A tribute act replicates that McCartney, and mullet, for the present day.. The second reason is the band broke up and/or the performer is dead, so they’re definitely not touring anymore. Third, and very importantly, the target audience now has money. This author is at the end of the Millennial Generation, which you may remember was the subject of lots of media coverage until Zoomers took the mantle of The Worst Narcissistic and Terrible Generation until, I don't know, the "Baby Doomers" arrive with holo-insta-grams. We now have some spending cash and nostalgia. I can picture the modern millennial cookie commercial now: “Do you remember when ‘pandemic’ only referred to a violent video game selling out store shelves? Remember when 5G meant five thousand dollars? Remember when we all tried to make Razor scooters cool, and definitely didn't succeed? Remember Jolt Cola? Remember when wearing a mask only meant you and your friends were dressed as ninjas while jumping on a trampoline? Remember love? Pepperidge Farm remembers.”

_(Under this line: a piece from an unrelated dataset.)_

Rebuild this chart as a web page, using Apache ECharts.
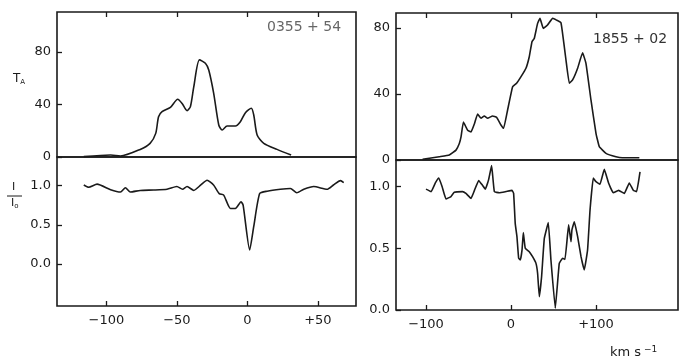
<!DOCTYPE html>
<html><head><meta charset="utf-8">
<script src="https://cdn.jsdelivr.net/npm/echarts@6/dist/echarts.min.js"></script>
<style>html,body{margin:0;padding:0;background:#fff}#c{width:686px;height:359px}</style>
</head><body><div id="c"></div>
<script>
// 0355+54 antenna temperature (velocity km/s, T_A)
const leftTA = [[-116,0.3],[-97,1.5],[-90,0.8],[-76,5.8],[-69,10.4],[-65,18],[-63,30.7],[-60.5,34.5],[-54.6,37.8],[-49.4,44],[-46.3,40.8],[-42.8,35.3],[-40.4,38.4],[-38,53.6],[-34,74],[-29.8,71.4],[-27.4,66.3],[-23.9,48.5],[-20.3,24.4],[-17.9,20.6],[-14.4,23.6],[-8.5,23.6],[-5,26.9],[-1.4,33.8],[2.8,37.1],[4.5,32],[6.9,16.8],[11.6,10.4],[21,5.8],[31,1.5]];
// 0355+54 absorption I/I0
const leftAbs = [[-116,1.01],[-112.5,0.98],[-106.6,1.02],[-97,0.95],[-90,0.92],[-86.5,0.975],[-83,0.92],[-76,0.94],[-66.5,0.945],[-57,0.955],[-50,0.99],[-46,0.955],[-42.8,0.99],[-38,0.94],[-33,1.01],[-28.6,1.07],[-24,1.01],[-20,0.9],[-16.8,0.88],[-12,0.71],[-8.5,0.71],[-4.5,0.795],[-3,0.75],[1.6,0.18],[4.5,0.48],[8.7,0.9],[14,0.93],[23.4,0.955],[30.5,0.965],[35,0.91],[40,0.955],[47,0.99],[56.5,0.955],[61,1.01],[66,1.065],[68.3,1.04]];
// 1855+02 antenna temperature
const rightTA = [[-104,0.4],[-84.4,2],[-72.6,3],[-64.7,6],[-60.8,10],[-58.8,14],[-56,23],[-51,18],[-47,17],[-43,22],[-39.3,27.9],[-35.3,25.3],[-31.4,26.7],[-27.5,25.3],[-21.6,26.7],[-17,25.9],[-11.8,21.2],[-8.7,19.2],[-4,30.3],[1.9,44.4],[6.6,46.5],[11.8,50.5],[17.6,55.6],[21.5,62.6],[24.7,71.7],[27.4,73.7],[31.3,82.8],[34.1,85.9],[38,79.8],[43,81.8],[49,85.9],[53.6,84.8],[58.8,83.2],[62.7,68.7],[64.7,60.6],[68.6,46.5],[72.5,48.5],[78.4,55.6],[84.2,65],[88.2,58.6],[94.1,36.4],[100,16.2],[103.9,8.1],[111.8,4],[123.5,2],[131,1.4],[151,1.4]];
// 1855+02 absorption I/I0
const rightAbs = [[-100,0.98],[-94,0.96],[-89,1.03],[-85,1.07],[-81,1.0],[-76.5,0.9],[-70.6,0.92],[-66.7,0.955],[-57,0.96],[-53,0.945],[-47,0.905],[-43,0.97],[-38,1.05],[-33.4,1.01],[-30.2,0.98],[-26.4,1.055],[-22.8,1.17],[-19.6,0.96],[-13.8,0.95],[-5.9,0.96],[1.2,0.97],[3.1,0.945],[5,0.70],[7,0.595],[9,0.42],[11,0.405],[13,0.487],[14.5,0.627],[16.8,0.5],[21.5,0.473],[25.4,0.432],[29.4,0.378],[31.3,0.298],[33.3,0.108],[36,0.27],[39.2,0.58],[43.9,0.708],[47,0.405],[52.1,0.014],[56.8,0.378],[60.7,0.419],[63.5,0.41],[67.8,0.69],[70.6,0.554],[71.7,0.65],[74.5,0.716],[78.4,0.595],[82.4,0.432],[86.2,0.324],[90.1,0.487],[93,0.81],[96.8,1.07],[100,1.04],[104.7,1.02],[109.8,1.14],[114.8,1.03],[120.4,0.95],[126.6,0.97],[133.3,0.945],[139.2,1.03],[143.9,0.97],[147.8,0.96],[151.8,1.12]];
const leftXTicks = [-100,-50,0,50];
const rightXTicks = [-100,0,100];
const taTicks = [0,40,80];
const absTicks = [0,0.5,1.0];

const INK = '#1a1a1a';
const FONT = 'DejaVu Sans';
function xFmt(v){ return v>0 ? '+'+v : (v<0 ? '\u2212'+(-v) : '0'); }
function xAxis(grid, min, max, ticks, pos, labels){
  return {type:'value', gridIndex:grid, min:min, max:max, position:pos,
    axisLine:{show:false, onZero:false}, splitLine:{show:false},
    axisTick:{show:true, inside:true, length:5, customValues:ticks, lineStyle:{color:INK,width:1.3}},
    axisLabel:{show:labels, customValues:ticks, formatter:xFmt, color:INK, fontFamily:FONT, fontSize:13, margin:8}};
}
function yAxis(grid, min, max, ticks, dec){
  return {type:'value', gridIndex:grid, min:min, max:max,
    axisLine:{show:false, onZero:false}, splitLine:{show:false},
    axisTick:{show:true, inside:true, length:5, customValues:ticks, lineStyle:{color:INK,width:1.3}},
    axisLabel:{customValues:ticks, formatter:v=>v.toFixed(dec), color:INK, fontFamily:FONT, fontSize:13, margin:6}};
}
function line(i, data, sm){
  return {type:'line', xAxisIndex:i, yAxisIndex:i, data:data, showSymbol:false, smooth:sm,
    lineStyle:{color:INK, width:1.6}, animation:false};
}
const border = {show:true, borderColor:INK, borderWidth:1.6, backgroundColor:'transparent'};
const option = {
  animation:false,
  grid:[
    Object.assign({left:57, top:12, width:299, height:145}, border),
    Object.assign({left:57, top:157, width:299, height:149}, border),
    Object.assign({left:396, top:13, width:282, height:147}, border),
    Object.assign({left:396, top:160, width:282, height:150}, border)
  ],
  xAxis:[
    xAxis(0,-135,77,leftXTicks,'top',false),
    xAxis(1,-135,77,leftXTicks,'bottom',true),
    xAxis(2,-135.3,196.5,rightXTicks,'top',false),
    xAxis(3,-135.3,196.5,rightXTicks,'bottom',true)
  ],
  yAxis:[
    yAxis(0,0,110.5,taTicks,0),
    yAxis(1,-0.536,1.367,absTicks,1),
    yAxis(2,0,89.1,taTicks,0),
    yAxis(3,0,1.216,absTicks,1)
  ],
  series:[line(0,leftTA,0.25), line(1,leftAbs,0.2), line(2,rightTA,0.1), line(3,rightAbs,0.1)],
  graphic:[
    {type:'text', left:267, top:20, style:{text:'0355 + 54', fill:'#666', font:'14px '+FONT}},
    {type:'text', left:593, top:32, style:{text:'1855 + 02', fill:'#333', font:'14px '+FONT}},
    {type:'text', left:13, top:73, style:{rich:{a:{fontSize:12,fontFamily:FONT,fill:INK},b:{fontSize:7,fontFamily:FONT,fill:INK,verticalAlign:'bottom',padding:[6,0,0,0]}}, text:'{a|T}{b|A}'}},
    {type:'text', left:12, top:182, style:{text:'I', fill:INK, font:'11px '+FONT}},
    {type:'line', shape:{x1:7, y1:196, x2:22, y2:196}, style:{stroke:INK, lineWidth:1}},
    {type:'text', left:11, top:198, style:{rich:{a:{fontSize:11,fontFamily:FONT,fill:INK},b:{fontSize:7,fontFamily:FONT,fill:INK,padding:[6,0,0,0]}}, text:'{a|I}{b|o}'}},
    {type:'text', left:610, top:345, style:{rich:{a:{fontSize:13,fontFamily:FONT,fill:INK},b:{fontSize:9,fontFamily:FONT,fill:INK,padding:[0,0,7,0]}}, text:'{a|km s}{b| \u22121}'}}
  ]
};
echarts.init(document.getElementById('c'), null, {renderer:'canvas'}).setOption(option);
</script></body></html>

Tribute acts have gone millennial. There's Katy Ellis, a Taylor Swift tribute who "not only looks like Taylor Swift but has the same mannerisms, energy on stage and attitude, and-" this is an odd selling point "-is even the same age." Want Lady Gaga in her meat-dress finery but without having to actually deal with Lady Gaga? Hire Donna Marie, "number one multi-award winning Lady Gaga tribute" who looks exactly like Lady Gaga, according to Lady Gaga. Do you enjoy a certain boy band but are bummed they're now more of a "man band?" You could book Only One Direction, a tribute band so good, Virgin Radio declared they "sound better at being One Direction than One Direction are at being One Direction," a compliment so deep and meta, it simultaneously creates a Russian doll-spiral into an existential crisis and a very weird thought experiment, because, mathematically, three levels of One Direction is still One Direction but cubed. Also, one great thing about being in One Direction is you probably never have to go asking for them.

Imitation gets a bad rap in our modern times, but that hasn’t been the case for much of human history. Plato imitated Socrates, except he wrote things down, wore sandals and had a job. Christians are commanded to constantly imitate Christ. Children grow up imitating those around them. This is why you’re reading this essay in English and not in Esperanto.
Indeed, all musicians and artists, nay, all people, start out in imitation. Salvador Dali once said, “Those who do not want to imitate anything, produce nothing.” Everyone has watched another person do a particular thing and thought, “hey, I should try that,” then failed miserably over and over until it either clicked and they moved on, or they just gave up and moved on regardless. Some men learn to do the knot for a bow tie, others just buy clip ons, but all men have pretended to be James Bond when wearing a tuxedo. And so, let us celebrate the imitators, the fakes, the phonies, the second places and almost-greats, the impressionists and mimics, great echoes all. They are us and we are them. There is no escape from the ripples we are to the stones thrown before us into the water of time. All we can do is watch the stone pass us, making a new ripple, another tribute for the next day, and smile. After all: even if we are but an echo, an echo is still a sound.